As a newbie to obedience I have a question.

In the proposed changes to AKC obedience for the Beg. Novice optional titling class is says ' *The Beginner Novice A Class shall be for dogs that have not won theBN title. A handler must own the dog entered, or be a member of the owner’s household or immediate family, and may not have previously handled any dog that has earned any AKC Obedience Title.'*

*Currently for Novice A class it specifically states you may not have earned an AKC Novice, Open or Utility title. So Rally isn't included.*

*Does the "any" obedience title also include Rally titles? I wasn't sure how to interpret the "any" obedience title.
*


----------



## Jersey's Mom (Nov 25, 2007)

I would assume that their use of obience in that sentence does not refer to Rally. Rally, from what I've seen, is pretty much its own entity and is referred to specifically. Just a guess though, I couldn't really say for sure.

Julie and Jersey


----------



## FlyingQuizini (Oct 24, 2006)

I would agree that it would not include Rally titles. 

Historically, Rally has not affected obedience, but obedience has affected Rally -- so if your dog has an obedience CD, he automatically shows in Rally Nov B vs. Rally Nov A.

OK - I haven't been following the proposed changes. What are the requirements for the BN title? Is that an on-leash class, like Pre Novice, that now counts as a title class?


----------



## Augie's Mom (Sep 28, 2007)

FlyingQuizini said:


> I would agree that it would not include Rally titles.
> 
> OK - I haven't been following the proposed changes. What are the requirements for the BN title? Is that an on-leash class, like Pre Novice, that now counts as a title class?


It's actually easier and its all on leash.

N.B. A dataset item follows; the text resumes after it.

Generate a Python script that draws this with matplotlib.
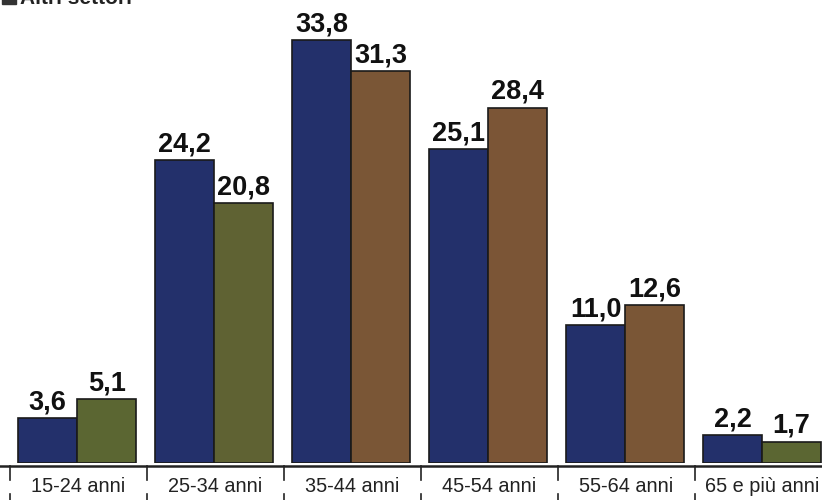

*Section 3. Beginner Novice Exercises and Scores. The exercises and maximum scores in the Beginner Novice Classes:
1. Heel on Leash 40 points
2. Figure 8 40 points
3. Sit for Exam 40 points
4. Sit Stay 40 points
5. Recall 40 points​Maximum Total Score 200 points
*


----------



## MaddieMagoo (Aug 14, 2007)

Yeah..that class sounds fun!! 

It's a sit for exam now in the BN class? That is kinda funny...or weird.


----------